L'an dernier, la demande énergétique a connu une hausse importante, de même que les émissions de CO2, et cette tendance risque de se poursuivre.
L'AIE publie comme chaque année plusieurs scénarios : l'un extrapole sur les politiques énergétiques existantes aujourd'hui, l'autre prend en compte les changements induits par les objectifs politiques affichés pour l'avenir - mais qui restent insuffisants. Seul un troisième scénario montre ce qu'il faudrait faire pour limiter les émissions en accord avec les objectifs de l'accord de Paris, pour contenir le réchauffement bien en dessous des 2 degrés, et plutôt à 1,5°, par rapport aux niveau préindustriels.
Ce dernier - le scénario de développement durable - "nécessite des changements rapides et étendus à travers l'ensemble du système énergétique", prévient l'AIE. Et "il n'y a pas de solution simple ou unique pour transformer les systèmes énergétiques mondiaux", ajoute M. Birol.

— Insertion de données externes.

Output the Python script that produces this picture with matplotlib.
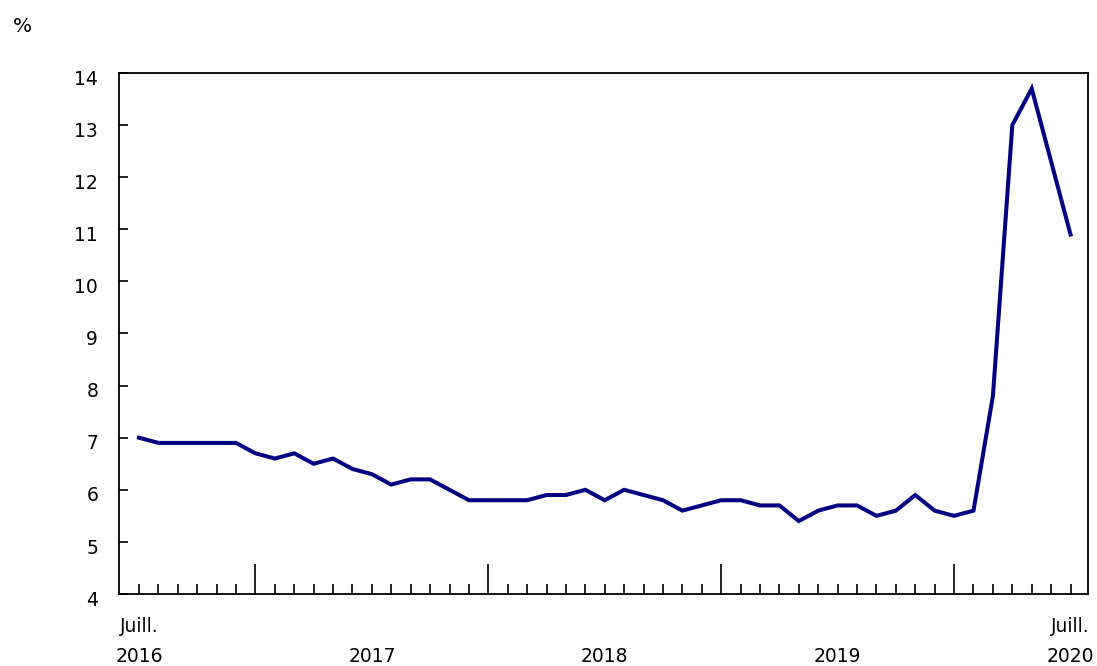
import matplotlib
matplotlib.use("Agg")
import matplotlib.pyplot as plt
import matplotlib.transforms as mtransforms

plt.rcParams['font.family'] = ['DejaVu Sans']

months_index = list(range(49))  # July 2016 .. July 2020
values = [7.0, 6.9, 6.9, 6.9, 6.9, 6.9,
          6.7, 6.6, 6.7, 6.5, 6.6, 6.4, 6.3, 6.1, 6.2, 6.2, 6.0, 5.8,
          5.8, 5.8, 5.8, 5.9, 5.9, 6.0, 5.8, 6.0, 5.9, 5.8, 5.6, 5.7,
          5.8, 5.8, 5.7, 5.7, 5.4, 5.6, 5.7, 5.7, 5.5, 5.6, 5.9, 5.6,
          5.5, 5.6, 7.8, 13.0, 13.7, 12.3, 10.9]
year_ticks = [6, 18, 30, 42]
label_positions = [0, 12, 24, 36, 48]
label_texts = ["Juill.\n2016", "2017", "2018", "2019", "Juill.\n2020"]
y_ticks = [4, 5, 6, 7, 8, 9, 10, 11, 12, 13, 14]

FS = 13.5

fig = plt.figure(figsize=(10.97, 6.66), dpi=100)
ax = fig.add_axes([119/1097, 1 - 594/666, (1088-119)/1097, (594-73)/666])

ax.plot(months_index, values, color='#000080', linewidth=2.9, solid_joinstyle='miter')

ax.set_xlim(-1.03, 48.9)
ax.set_ylim(4, 14)
ax.set_yticks(y_ticks)
ax.set_yticklabels([str(t) for t in y_ticks], fontsize=FS)
ax.tick_params(axis='y', direction='in', length=6.7, width=1.2, pad=15, color='black')
offset = mtransforms.ScaledTranslation(0, -3/72, fig.dpi_scale_trans)
for lab in ax.get_yticklabels():
    lab.set_transform(lab.get_transform() + offset)

minor = [m for m in months_index if m not in year_ticks]
ax.set_xticks(year_ticks)
ax.set_xticks(minor, minor=True)
ax.set_xticklabels([])
ax.tick_params(axis='x', which='major', direction='in', length=21.5, width=1.2)
ax.tick_params(axis='x', which='minor', direction='in', length=7.2, width=1.2)

for s in ax.spines.values():
    s.set_linewidth(1.3)
    s.set_color('black')

trans = mtransforms.blended_transform_factory(ax.transData, fig.transFigure)
for pos, txt in zip(label_positions, label_texts):
    lines = txt.split("\n")
    if len(lines) == 2:
        ax.text(pos, 1 - 627/666, lines[0], transform=trans, ha='center', va='center', fontsize=FS)
        ax.text(pos, 1 - 657/666, lines[1], transform=trans, ha='center', va='center', fontsize=FS)
    else:
        ax.text(pos, 1 - 657/666, lines[0], transform=trans, ha='center', va='center', fontsize=FS)

fig.text(22/1097, 1 - 27/666, "%", ha='center', va='center', fontsize=14.5)

fig.savefig("out.png", dpi=100)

Il suppose en premier lieu que la demande en énergie soit plus faible en 2040 qu'elle n'est aujourd'hui, malgré la croissance de l'économie mondiale, grâce aux efforts d'efficacité énergétique. Or ces derniers ne progressent pas assez vite, a déjà mis en garde l'AIE dans un rapport publié début novembre. Elle n'a, depuis dix ans, jamais progressé aussi lentement qu'en 2018.
Problème du charbon
L'atteinte des objectifs climatiques nécessite également que l'utilisation de pétrole et de charbon atteignent immédiatement un pic avant de décliner, tandis que le gaz doit encore un peu progresser avant d'entamer son déclin. Il faudrait un marché pétrolier qui chute à 65 millions de barils par jour (Mb/j) en 2040 (contre 97 Mb/j l'an dernier), un niveau qui correspond à celui du début des années 1990.
En revanche, l'électricité doit croître et prendre la première place dans la consommation finale d'énergie, au détriment du pétrole, d'ici 2040. Les nouvelles capacités électriques doivent être tirées presque exclusivement par les renouvelables - éolien et solaire. "Placer les systèmes électriques sur un chemin soutenable nécessitera plus que la simple addition de renouvelables", met toutefois en garde l'AIE.

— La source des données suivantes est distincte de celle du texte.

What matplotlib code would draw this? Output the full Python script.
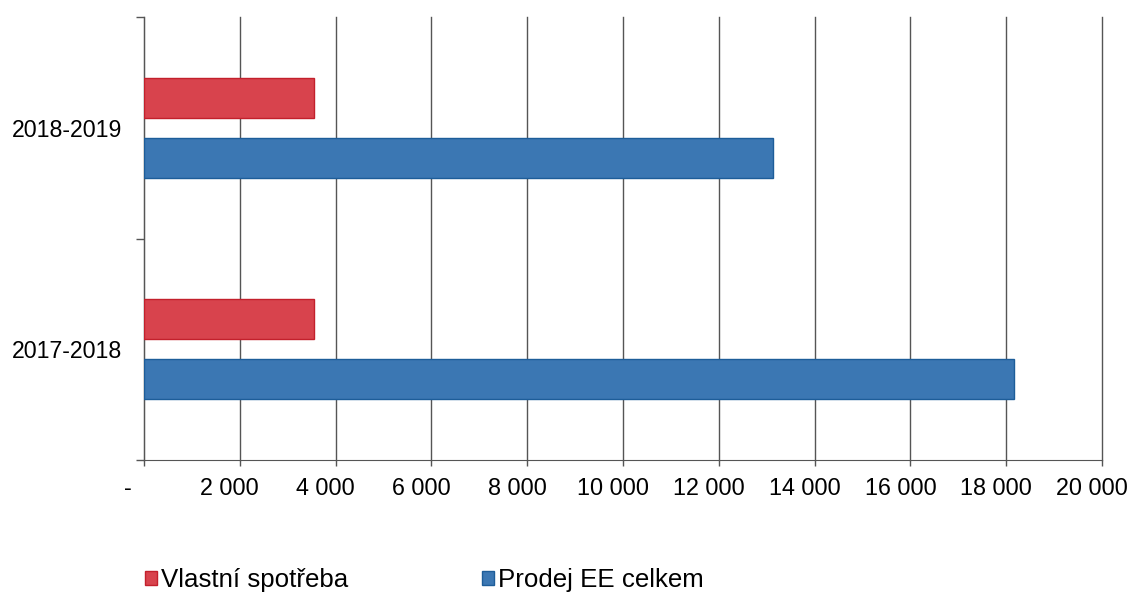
import numpy as np
import matplotlib.pyplot as plt
from matplotlib.transforms import ScaledTranslation

# data
years = ['2017-2018', '2018-2019']
vlastni_spotreba = [3550, 3550]
prodej_ee = [18170, 13130]
series_names = ['Vlastní spotřeba', 'Prodej EE celkem']
xticks = list(range(0, 20001, 2000))
xtick_labels = ['-'] + ['{:,}'.format(v).replace(',', ' ') for v in xticks[1:]]

plt.rcParams['font.family'] = ['Liberation Sans', 'DejaVu Sans']

fig = plt.figure(figsize=(11.32, 5.93), dpi=100)
ax = fig.add_axes([144 / 1132, 1 - 460 / 593, 958 / 1132, 443 / 593])

y = np.arange(len(years))
h = 0.18
ax.barh(y + 0.135, vlastni_spotreba, height=h, color='#d8434d',
        edgecolor='#c3202c', linewidth=1, label=series_names[0], zorder=3)
ax.barh(y - 0.135, prodej_ee, height=h, color='#3b77b3',
        edgecolor='#1d5d99', linewidth=1, label=series_names[1], zorder=3)

ax.set_xlim(0, 20000)
ax.set_ylim(-0.5, 1.5)

ax.set_xticks(xticks)
ax.set_xticklabels(xtick_labels, fontsize=16.8)
ax.set_yticks(y)
ax.set_yticklabels(years, fontsize=16.7)
ax.set_yticks([-0.5, 0.5, 1.5], minor=True)

# pads and lengths are in points (1 px = 0.72 pt here)
ax.tick_params(axis='x', direction='out', length=4.3, width=1, color='#555555', pad=8)
ax.tick_params(axis='y', which='major', length=0, pad=15.8)
ax.tick_params(axis='y', which='minor', direction='out', length=5.5, width=1, color='#555555')

# shift x labels a bit to the left like the original
for i, lab in enumerate(ax.get_xticklabels()):
    dx = -16 if i == 0 else -10
    lab.set_transform(lab.get_transform() + ScaledTranslation(dx / 100, 0, fig.dpi_scale_trans))

ax.grid(axis='x', color='#555555', linewidth=1, zorder=0)
for gl in ax.get_xgridlines():
    gl.set_clip_on(False)
for s in ['top', 'right']:
    ax.spines[s].set_visible(False)
ax.spines['left'].set_color('#555555')
ax.spines['bottom'].set_color('#555555')

fig.legend(loc='center left', bbox_to_anchor=(145 / 1132, 1 - 580 / 593), ncol=2,
           frameon=False, fontsize=18.6, handlelength=0.47, handleheight=0.47,
           handletextpad=0.16, columnspacing=5.15, borderpad=0, borderaxespad=0)

fig.savefig('out.png', dpi=100)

Elle souligne ainsi cette année la nécessité de s'en prendre aussi aux émissions liées au système existant, ciblant en particulier le charbon, très polluant. Les centrales à charbon sont très nombreuses et relativement récentes en Asie, elles risquent donc de continuer à émettre pendant longtemps compte tenu de leur durée de vie importante.
Le rapport publié mercredi se concentre sur ce problème et identifie plusieurs solutions. La première est de les équiper avec des capacités de captation et de séquestration du carbone - au prix exorbitant d'un milliard d'euros par gigawatt (GW) de capacité sur la base de la technologie actuelle - ou d'équipements leur permettant d'utiliser aussi de la biomasse.
La deuxième consiste à faire des centrales à charbon des moyens de production d'appoint pour assurer la flexibilité du système électrique tout en réduisent leur fonctionnement. La dernière, plus radicale, consiste à les fermer plus tôt que prévu.
Dans le scénario durable, la plupart des 2 080 GW de capacités au charbon existantes devraient se plier à une de ces trois solutions, prévient l'AIE.